Published by Minyanville
President Hugo Chávez arrived back in Venezuela this week, declaring himself free of cancer, after four cycles of chemotherapy over the last four months. He arrived buoyant as ever in Táchira state, confidently claiming, “I am free of illness… Chávez is back!”
However, many experts are claiming that it is impossible to be so certain, so soon after treatment. “No matter what kind of cancer he was treated for, it's just too early to tell,” one cancer expert, who asked not to be named, told Reuters. Karen Hooper, analyst at Stratfor, added: “This doesn't mean anything concrete. No one accurately declares themselves free of cancer after just a few months. This is political theater.”
And political theater it was. Visiting a Catholic shrine, Chávez took a punt at the country’s opposition—who have suffered two major blows this week—saying, “It would be easier for a donkey to pass through the eye of a needle than for the opposition to win the elections,” playing on a Biblical quote. He also attacked the US for the death of his close friend, former Libyan leader Muammer Gadhafi who was confirmed dead yesterday, describing him as, “as a great fighter, a revolutionary and martyr.”
(See also: What Gadhafi's Death Will Mean to Oil Prices)
The struggle of the donkey through the eye of a needle was made ever more difficult this week as the Supreme Court ruled that popular opposition figure Leopoldo López was allowed to run for the presidency but not able to hold office if he won. The charismatic former mayor of Chacao, a wealthy area of Caracas, was banned from holding political office in 2008 when he was set to become mayor of the capital itself. The Inter-American Court for Human Rights ruled in his favor last month yet the Supreme Court defied the decision.
“I am a candidate,” López said, however. “I will run and I will win the primaries.” While this appears a righteous move, it could have a disastrous impact on the opposition as their primaries loom in February. Henrique Capriles Radonski is the current frontrunner to win those and take on Chávez in October 2012. However, López’s newly announced candidacy could split the vote in an already fragmented opposition.
“This is absolutely stupid,” said Luis Vicente Leon, a local political analyst and president of polling firm Datanalisis. “The people may favor López but they have to avoid any risk [of his being ineligible for office] so they will not want to vote for him in the primaries.”
Lopez is charged with corruption but was never tried. The nature of the charges have led many to suspect that the move is an entirely political one.
The opposition also suffered this week as anti-Chávez television station Globovisión was fined a whopping $2.1m—7.5% of its gross revenue last year—for its coverage of month-long, fatal prison riots in June which the government claim “fomented anxiety” as well as politically-rooted “hatred and intolerance.”
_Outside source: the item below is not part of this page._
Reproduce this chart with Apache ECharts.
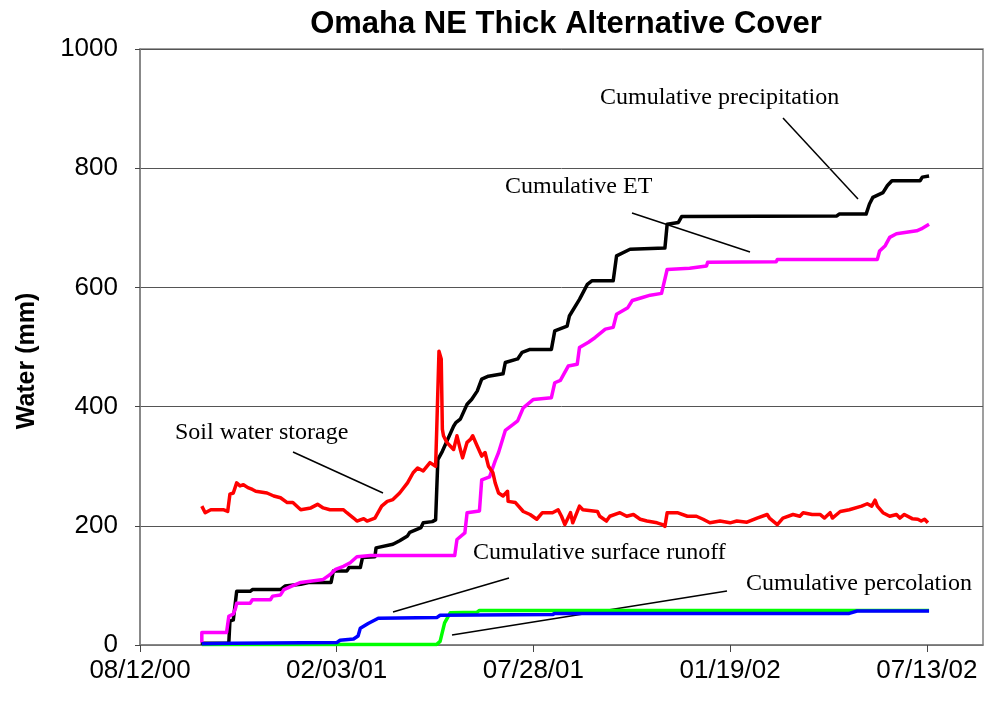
<!DOCTYPE html>
<html>
<head>
<meta charset="utf-8">
<title>Omaha NE Thick Alternative Cover</title>
<script src="https://cdn.jsdelivr.net/npm/echarts@6/dist/echarts.min.js"></script>
<style>
  html, body { margin: 0; padding: 0; background: #fff; }
  #chart { width: 986px; height: 704px; }
</style>
</head>
<body>
<div id="chart"></div>
<script>
// x values are days since 08/12/00, y values are mm of water
const START = Date.UTC(2000, 7, 12)
const xTicks = [0, 175, 350, 525, 700]

const precipDay = [54, 79, 80, 83, 86, 98, 100, 125, 129, 143, 150, 170, 172, 184, 186, 196, 198, 209, 210, 225,
  231, 238, 240, 250, 252, 260, 263, 265, 269, 279, 281, 285, 291, 295, 300, 304, 310, 323, 325, 336,
  340, 347, 366, 369, 380, 382, 391, 398, 402, 421, 424, 436, 467, 469, 479, 482, 620, 622, 646, 649,
  652, 661, 665, 669, 694, 696, 702]
const precipMm = [3, 3, 40, 42, 90, 90, 93, 93, 99, 102, 105, 105, 124, 124, 130, 130, 147, 148, 163, 169,
  175, 183, 189, 197, 205, 207, 210, 311, 325, 367, 373, 379, 404, 412, 426, 446, 451, 455, 474, 480,
  491, 496, 496, 527, 535, 552, 580, 605, 611, 611, 653, 664, 666, 706, 709, 719, 720, 723, 723, 740,
  751, 759, 771, 779, 779, 785, 787]

const etDay = [55, 55, 77, 79, 83, 85, 86, 98, 100, 116, 118, 125, 128, 134, 143, 163, 169, 174, 181, 187,
  193, 205, 280, 282, 289, 291, 302, 304, 311, 316, 319, 325, 332, 336, 341, 350, 366, 369, 374, 381,
  389, 391, 399, 405, 414, 421, 424, 434, 438, 447, 454, 464, 469, 489, 504, 505, 566, 567, 656, 658,
  663, 667, 673, 691, 695, 702]
const etMm = [4, 21, 21, 48, 52, 62, 70, 70, 76, 76, 82, 84, 93, 98, 105, 110, 118, 127, 132, 138,
  148, 150, 150, 177, 188, 222, 225, 277, 282, 309, 323, 360, 370, 376, 398, 412, 415, 440, 444, 468,
  471, 499, 508, 516, 530, 533, 555, 566, 578, 583, 587, 590, 630, 632, 636, 642, 643, 647, 647, 661,
  670, 684, 690, 695, 698, 706]

const soilDay = [55, 58, 63, 74, 78, 80, 83, 86, 89, 92, 96, 100, 103, 113, 119, 125, 131, 136, 143, 152,
  158, 163, 169, 181, 184, 190, 193, 199, 202, 209, 215, 220, 225, 231, 238, 243, 247, 252, 258, 263,
  264, 266, 268, 269, 270, 273, 276, 279, 282, 285, 287, 291, 294, 296, 300, 304, 307, 310, 314, 316,
  319, 323, 327, 327.5, 334, 341, 347, 353, 358, 367, 372, 375, 378, 383, 385, 391, 394, 407, 409, 415,
  418, 427, 433, 439, 445, 451, 460, 465, 467, 469, 478, 487, 495, 501, 507, 516, 525, 531, 540, 549,
  558, 560, 567, 572, 581, 587, 590, 598, 605, 609, 614, 616, 623, 631, 642, 647, 651, 654, 656, 661,
  667, 673, 676, 680, 687, 692, 695, 698, 701]
const soilMm = [233, 222, 227, 227, 224, 253, 255, 272, 267, 269, 264, 261, 258, 255, 250, 247, 239, 239, 227, 230,
  236, 230, 227, 227, 222, 213, 208, 212, 208, 213, 233, 241, 244, 255, 272, 289, 297, 292, 306, 300,
  362, 493, 480, 362, 351, 340, 334, 328, 351, 328, 314, 340, 345, 351, 334, 317, 323, 300, 289, 272,
  255, 250, 258, 241, 239, 224, 219, 211, 222, 222, 227, 216, 202, 222, 205, 233, 227, 224, 216, 208,
  216, 222, 216, 219, 211, 208, 205, 202, 199, 222, 222, 216, 216, 211, 205, 208, 205, 208, 206, 213,
  219, 213, 202, 213, 219, 216, 222, 219, 219, 213, 222, 213, 224, 227, 233, 237, 233, 243, 233, 222,
  216, 219, 213, 219, 212, 211, 208, 211, 205]

const runoffDay = [55, 83, 175, 178, 190, 194, 196, 203, 212, 264, 267, 367, 369, 631, 638, 702]
const runoffMm = [2, 3, 4, 8, 10, 15, 28, 36, 45, 46, 50, 51, 53, 53, 57, 57]

const percDay = [55, 264, 267, 271, 276, 300, 302, 702]
const percMm = [1, 1, 6, 37, 54, 55, 58, 58]

const zip = (xs, ys) => xs.map((x, i) => [x, ys[i]])

const pad = n => (n < 10 ? '0' : '') + n
const dayLabel = d => {
  if (xTicks.indexOf(d) < 0) return ''
  const dt = new Date(START + d * 86400000)
  return pad(dt.getUTCMonth() + 1) + '/' + pad(dt.getUTCDate()) + '/' + pad(dt.getUTCFullYear() % 100)
}

const SANS = 'Liberation Sans, Arial, sans-serif'
const SERIF = 'Liberation Serif, Times New Roman, serif'

const line = (name, data, color) => ({
  name,
  type: 'line',
  data,
  symbol: 'none',
  lineStyle: { color, width: 3.5, join: 'round' },
  itemStyle: { color },
  emphasis: { disabled: true }
})

// callout texts and their leader lines, in page pixels
const notes = [
  { text: 'Cumulative precipitation', x: 600, y: 99, from: [783, 118], to: [858, 199] },
  { text: 'Cumulative ET', x: 505, y: 188, from: [632, 213], to: [750, 252] },
  { text: 'Soil water storage', x: 175, y: 434, from: [293, 452], to: [383, 493] },
  { text: 'Cumulative surface runoff', x: 473, y: 554, from: [509, 578], to: [393, 612] },
  { text: 'Cumulative percolation', x: 746, y: 585, from: [727, 591], to: [452, 635] }
]

const graphic = []
notes.forEach(n => {
  graphic.push({
    type: 'text',
    left: n.x,
    top: n.y - 13,
    style: { text: n.text, font: '24px ' + SERIF, fill: '#000' }
  })
  graphic.push({
    type: 'line',
    shape: { x1: n.from[0], y1: n.from[1], x2: n.to[0], y2: n.to[1] },
    style: { stroke: '#000', lineWidth: 1.5 }
  })
})

const chart = echarts.init(document.getElementById('chart'))
chart.setOption({
  animation: false,
  backgroundColor: '#fff',
  title: {
    text: 'Omaha NE Thick Alternative Cover',
    left: 561,
    textAlign: 'center',
    top: 4,
    textStyle: { fontFamily: SANS, fontWeight: 'bold', fontSize: 31, color: '#000' }
  },
  grid: {
    left: 140,
    right: 3,
    top: 49,
    bottom: 59,
    show: true,
    borderColor: '#808080',
    borderWidth: 1.5
  },
  xAxis: {
    type: 'value',
    min: 0,
    max: 750,
    interval: 175,
    axisLine: { show: true, lineStyle: { color: '#808080', width: 1.5 } },
    axisTick: { show: true, length: 7, lineStyle: { color: '#444' } },
    axisLabel: {
      showMaxLabel: false,
      margin: 13,
      fontFamily: SANS,
      fontSize: 26,
      color: '#000',
      formatter: dayLabel
    },
    splitLine: { show: false }
  },
  yAxis: {
    type: 'value',
    min: 0,
    max: 1000,
    interval: 200,
    name: 'Water (mm)',
    nameLocation: 'middle',
    nameGap: 100,
    nameTextStyle: {
      fontFamily: SANS,
      fontWeight: 'bold',
      fontSize: 25,
      color: '#000',
      padding: [0, 28, 0, 0]
    },
    axisLine: { show: true, lineStyle: { color: '#808080', width: 1.5 } },
    axisTick: { show: true, length: 5, lineStyle: { color: '#444' } },
    axisLabel: {
      margin: 22,
      fontFamily: SANS,
      fontSize: 26,
      color: '#000',
      formatter: v => String(v)
    },
    splitLine: { show: true, lineStyle: { color: '#555', width: 1 } }
  },
  series: [
    line('Cumulative precipitation', zip(precipDay, precipMm), '#000000'),
    line('Cumulative ET', zip(etDay, etMm), '#ff00ff'),
    line('Soil water storage', zip(soilDay, soilMm), '#ff0000'),
    line('Cumulative percolation', zip(percDay, percMm), '#00ff00'),
    line('Cumulative surface runoff', zip(runoffDay, runoffMm), '#0000ff')
  ],
  graphic
})
</script>
</body>
</html>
Guillermo Zuloaga, president of the network, called the fine an “attack by a government that has only fear of freedom of expression.” Critics suspect that the fine is aimed at ultimately bankrupting the network before elections next year. Many of the country’s media have taken a softer line against Chávez since RCTV, another major network, was taken off air in 2007 for its support of the 2002 coup attempt against Chávez.
Away from Chávez’s political theater and opposition-bashing, the country’s economic growth is expected to be up 5% next year, slightly higher than the 4% predicted for the end of 2011. However, inflation is expected to stay above 20%—one of the highest figures in the Americas. Annual inflation for the 12 months to September was 26.5%. Inflation this year so far is at 20.5%.
As elections loom, however, the government is to increase spending by 46% next year, compared to 2011. The government is budgeting $69.3 billion, most of which will go into social programs that Chávez hopes will boost votes ultimately as supporters lament power outages, high crime levels and the possibility that their Comandante will not survive another term in power.
“This budget is like a salute to the flag of the country,” Boris Segura, a Latin America strategist at Nomura told Reuters. “I am expecting growth of 3.5%... Given the cumulative damage to the economy through expropriations, the currency controls, etc, strong expenditure growth is not going to have the same impact on economic activity as five years ago.”
The budget announcement was interrupted by Chávez landing back in Venezuela, another sign that it is he that is very much the face of government in this maverick Latin American nation.